Monday, October 6, 2014

Arcade Fire - An Intro to an Interlude

I've mentioned this before- I'm quite worn down by my music project lately. I've acutally enjoyed a lot of the recent music on the list. But even that can be seen as a sign that I'm wearing down. In my recent reviews of A Grand Don't Come For Free and Welcome To The Afterfuture I admitted to sorta liking them, and they're rap albums. I'm definitely getting soft. When the next album on my randomly generated order turned out to be by Wu Tang Clan, I decided it was time for a break.

And I've decided to vacation with these people. They look fun, right?

I've decided to jump ahead in my list to a band that vexes me possibly quite irrationally. I was first introduced to Arcade Fire by The Daily Show I'm guessing in 2010. That would be when they were on tour for The Suburbs, which was so far their biggest album. First of all it's just weird for a musical act to be taking up time on The Daily Show. I know it's a late-night comedy show that often plugs movies by interviewing actors, but since staking claim to the satirical watchdog moniker a live music act seems out of place. In any case, Jon Stewart introduced Arcade Fire to me and I watched as what appeared to be twenty musicians played a boring 2-chord bit of nothingness. I've said this before- it's fascinating to see a dozen people on stage play music that would sound the same with only 3 or 4 people.

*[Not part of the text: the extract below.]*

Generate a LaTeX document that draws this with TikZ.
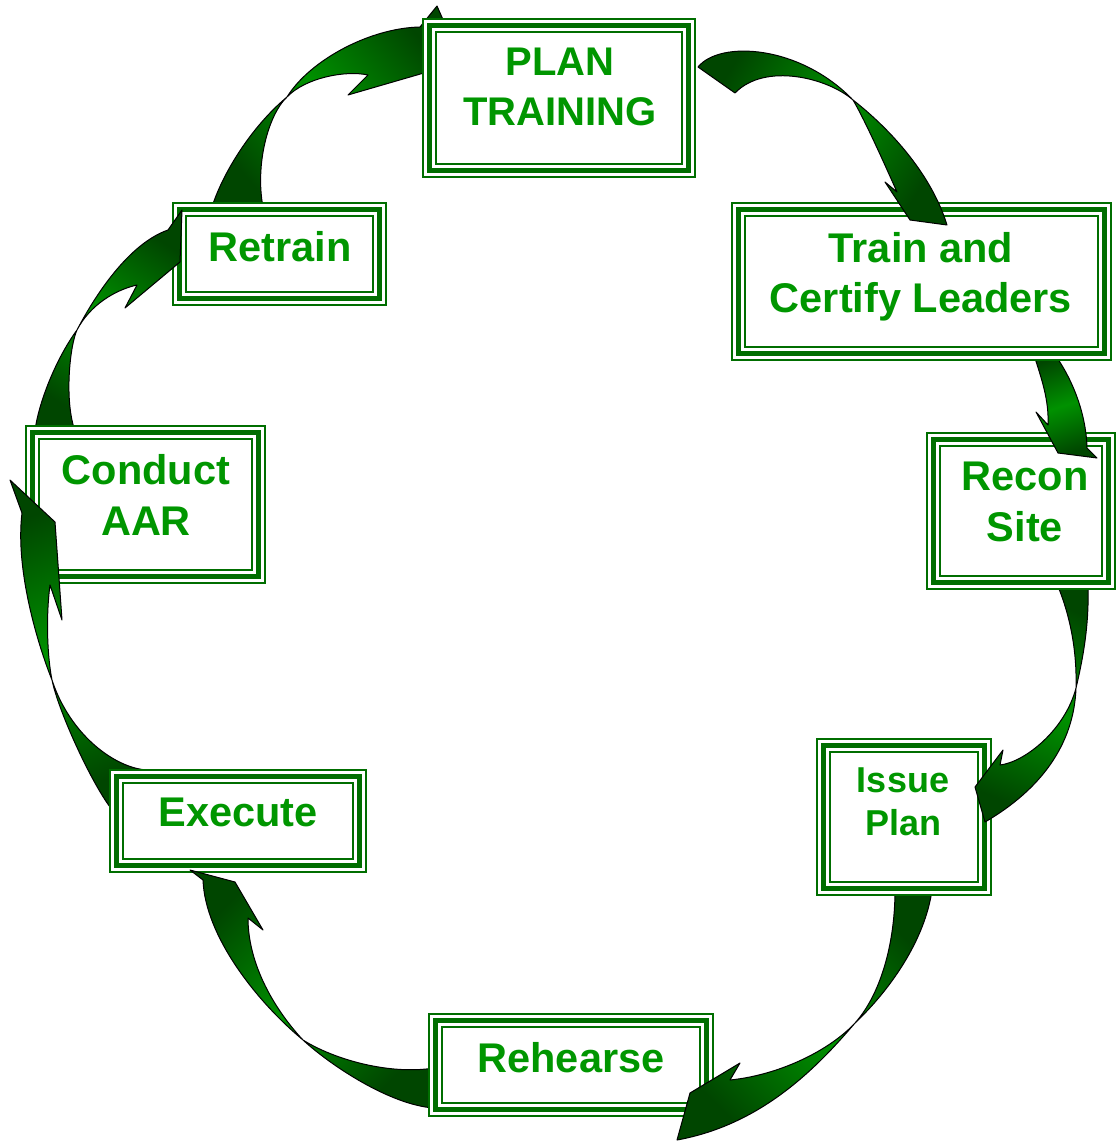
\documentclass[tikz,border=0pt]{standalone}
\usepackage{fontspec}
\setmainfont{Liberation Sans}
\definecolor{bgreen}{RGB}{0,110,0}
\definecolor{tgreen}{RGB}{0,150,0}
\definecolor{dkg}{RGB}{0,70,0}
\definecolor{ltg}{RGB}{0,145,0}
\tikzset{
  frame/.style={rectangle, draw=bgreen, line width=5pt, fill=white, inner sep=0pt, outer sep=0pt},
  thinb/.style={draw=bgreen, line width=1.7pt},
  lbl/.style={text=tgreen, font=\bfseries\fontsize{41.5}{50.5}\selectfont, align=center, inner sep=0pt},
  lblsmall/.style={text=tgreen, font=\bfseries\fontsize{36}{43}\selectfont, align=center, inner sep=0pt},
  arr/.style={draw=black, line width=1pt, line join=round, top color=dkg, bottom color=dkg, middle color=ltg},
}
\newcommand\triframe[5]{%
  \fill[white] (#2,#3) rectangle (#4,#5);
  \node[frame, minimum width={#4-#2-15}, minimum height={#5-#3-15}] (#1) at ({(#2+#4)/2},{(#3+#5)/2}) {};
  \draw[thinb] ([shift={(-6.65pt,6.65pt)}]#1.north west) rectangle ([shift={(6.65pt,-6.65pt)}]#1.south east);
  \draw[thinb] ([shift={(6.2pt,-6.2pt)}]#1.north west) rectangle ([shift={(-6.2pt,6.2pt)}]#1.south east);
}
\begin{document}
\begin{tikzpicture}[x=1pt,y=-1pt]
\useasboundingbox[fill=white] (0,0) rectangle (1116,1142);

% Retrain -> PLAN (its head runs under the PLAN box)
\draw[arr, shading angle=-49] (212,207) .. controls (222,175) and (250,128) .. (287,97) .. controls (310,60) and (370,28) .. (420,27) -- (437,6) -- (452,40) -- (448,66) -- (348,95) -- (368,75) .. controls (345,70) and (305,78) .. (287,97) .. controls (268,115) and (255,165) .. (263,207) -- cycle;

% PLAN TRAINING
\triframe{plan}{422}{18}{696}{178}
\node[lbl, font=\bfseries\fontsize{40}{50}\selectfont] (plan-t) at (560,87) {PLAN\\TRAINING};

% Retrain
\triframe{retrain}{172}{202}{387}{306}
\node[lbl] (retrain-t) at (280,246.5) {Retrain};

% Conduct -> Retrain
\draw[arr, shading angle=-33] (35,431) .. controls (38,405) and (55,360) .. (77,330) .. controls (90,305) and (125,245) .. (168,230) -- (182,210) -- (180,262) -- (125,308) -- (137,285) .. controls (115,290) and (90,305) .. (77,330) .. controls (70,345) and (64,400) .. (75,431) -- cycle;

% Conduct AAR
\triframe{conduct}{25}{425}{266}{584}
\node[lbl] (conduct-t) at (146,495) {Conduct\\AAR};

% Execute -> Conduct
\draw[arr, shading angle=21] (147,770) .. controls (115,768) and (70,735) .. (52,680) .. controls (38,645) and (15,570) .. (22,513) -- (10,480) -- (55,522) -- (62,620) -- (50,585) .. controls (46,615) and (47,655) .. (52,680) .. controls (58,710) and (90,780) .. (110,807) -- cycle;

% Execute
\triframe{execute}{109}{769}{367}{873}
\node[lbl] (execute-t) at (238,812.5) {Execute};

% Rehearse -> Execute
\draw[arr, shading angle=45] (434,1068) .. controls (390,1075) and (335,1060) .. (303,1040) .. controls (275,1010) and (248,965) .. (248,918) -- (263,930) -- (235,882) -- (190,870) -- (203,880) .. controls (205,935) and (255,1000) .. (303,1040) .. controls (330,1065) and (390,1105) .. (434,1108) -- cycle;

% Rehearse
\triframe{rehearse}{428}{1013}{714}{1117}
\node[lbl] (rehearse-t) at (571,1057.5) {Rehearse};

% Issue -> Rehearse
\draw[arr, shading angle=-45] (895,890) .. controls (895,945) and (880,995) .. (855,1023) .. controls (815,1070) and (760,1125) .. (677,1140) -- (690,1093) -- (740,1063) -- (730,1080) .. controls (780,1075) and (830,1050) .. (855,1023) .. controls (890,990) and (925,940) .. (932,890) -- cycle;

% Issue Plan
\triframe{issue}{816}{738}{992}{896}
\node[lblsmall] (issue-t) at (903,801.5) {Issue\\Plan};

% Recon -> Issue
\draw[arr, shading angle=-22] (1057,584) .. controls (1070,615) and (1077,650) .. (1076,688) .. controls (1074,745) and (1040,790) .. (985,822) -- (975,787) -- (1003,750) -- (1000,765) .. controls (1025,762) and (1065,730) .. (1076,688) .. controls (1085,650) and (1089,620) .. (1088,584) -- cycle;

% Recon Site
\triframe{recon}{926}{432}{1116}{590}
\node[lbl] (recon-t) at (1025,502) {Recon\\Site};

% Train -> Recon
\draw[arr, shading angle=18] (1033,352) .. controls (1042,380) and (1049,400) .. (1048,425) -- (1036,412) -- (1058,453) -- (1097,458) -- (1087,448) .. controls (1086,410) and (1070,375) .. (1053,352) -- cycle;

% Train and Certify Leaders
\triframe{train}{731}{202}{1112}{361}
\node[lbl] (train-t) at (921,277) {Train and\\Certify Leaders};

% PLAN -> Train
\draw[arr, shading angle=58] (698,67) .. controls (720,40) and (800,45) .. (853,100) .. controls (885,125) and (930,170) .. (947,225) -- (910,220) -- (885,182) -- (897,192) .. controls (888,172) and (866,122) .. (853,100) .. controls (828,78) and (765,62) .. (735,93) -- cycle;
\end{tikzpicture}
\end{document}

"My interns told me my hipster cred fell by 10 percent last month, so here's Pitchfork's most popular band."

I forgot about Arcade Fire for a while, but then came the 2011 Grammy Awards. You might remember that year as the one where Lady Gaga was delivered to the awards in a giant egg. I remember it as that year Arcade Fire started to drive me nuts, because The Suburbs won album of the year. This was apparently a huge deal because Arcade Fire was still considered an indie-rock group, a genre I continuously lament existing. Here's what I wrote on my facebook page after reading about Arcade Fire's win:
"Arcade Fire won Album of the Year. It could be worse. At the very least, they are a group of actual musicians who play actual instruments. I thought such popular groups were gone forever. But I'm still bothered by Arcade Fire. A Salon.com article had this to say: 'By the time they closed out the awards with 'Ready to Start,' radiant with victory for album of the year, they had officially crossed over from that lush, moody group you play in your bedroom to Springsteen and U2 territory.' Hyperbole, much? I guess all they need now is one dead member to move into the Beatles/Led Zeppelin territory. Maybe I'm not so much bothered by the band as I am by the hype. Or maybe it's their lame, unwashed, hipster identity. It's not the music, that's perfectly vanilla, if a little whiny."
This was my second exposure to Arcade Fire, but not long after I started noticing lots of people on the internet really loved their music. There were myriad articles about the anticipation surrounding their soon-to-come fourth album on music pages for months. Bloggers I frequented would post links to their live performance videos. Even Paul Krugman would tell me how much he loved the group in his primarily economics-based blog. But most pertinent to my cause, the last edition of 1,001 Albums To Hear Before You Die included all 3 Arcade Fire albums that had been released to that point (2011).

"Popular music could really use more accordian." - No One Ever.

As I did with my Beatles Interlude, in trying to decipher what the big fucking deal is I've decided to listen to Arcade Fire's entire studio catalogue. Luckily I'm doing this after the band has only released 4 studio albums. (I guess I could also count the film score to Her, but it's not officially an Arcade Fire album.) I'm just glad I don't have to scour internet sources to find all of the non-album singles and EP's the band released and tabulate them in chronological order. Doing that for The Beatles took me a couple weeks to get right.

What do I hope to learn from this experience? Is there really anything I can learn from 4 albums? I'm not really sure. I just hope that somewhere on these upcoming albums the group does more with their essemble than play 2 power chords like I heard that night on The Daily Show. It would also be nice to know why lead singer Edwin Farnham Butler III has decided to go with "Win Butler" as his name. I guess "Ed Butler" just sounds too ordinary.

This is he... The man they call, "Win."
On a side note, if I ever decide to form a band I might go by my hipster name of Id Klopotoski. Regardless, I'm unlikely to get an answer to that question just listening to his music.